- From: Sylvain Galineau <sylvaing@microsoft.com>
- Date: Thu, 31 May 2012 05:29:17 +0000
- To: Sebastian Zartner <sebastianzartner@gmx.de>, John Daggett <jdaggett@mozilla.com>
- CC: "www-style@w3.org" <www-style@w3.org>, "fremycompany_pub@yahoo.fr" <fremycompany_pub@yahoo.fr>, "manian@adobe.com" <manian@adobe.com>
[Sebastian Zartner:] > > > Sylvain Galineau wrote: > > > > > Not to prove that everyone's preference is someone else's ugly but I > > > can't stand the x-convention. If we're going to have a prefix why > > > not make it something readable.

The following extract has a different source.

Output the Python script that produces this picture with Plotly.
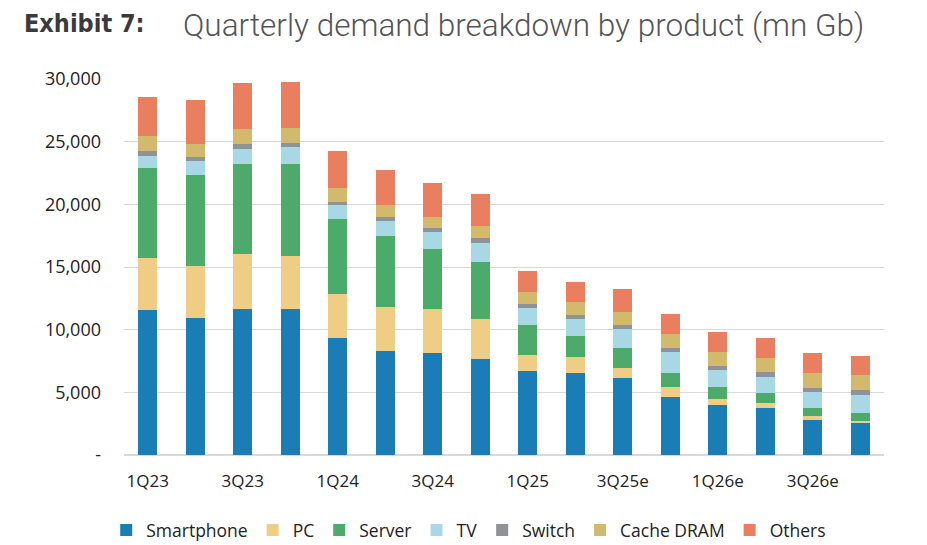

For instance: > > > > > > :root { define-link-color: blue } > > > a { color: $link-color } > > > > > > ...is imo a reasonable balance: terse at the point of use and very > > > explicit at the point of declaration since there should be many of > > > the former for each of the latter. > > > > This seems like a reasonable compromise. Maybe shorten the 'define' > > prefix? > > > > :root { def-link-color: blue } > > a { color: $link-color; } > > > > I'm not a huge fan of the prefix-foo syntax either but I think it's > > better than mucking with the core syntax simply to jam in the parsing > > of $foo for variable definitions. On the use side, having to wrap > > prefix() around everything hurts the readability, especially in > > expressions. > > > > Regards, > > > > John Daggett > > To me the discussion about how CSS variables look like syntactically is > out of the scope of this thread. There are other threads related to that. > Noted. A syntax was suggested. A counter-proposal followed. You are welcome to ignore it.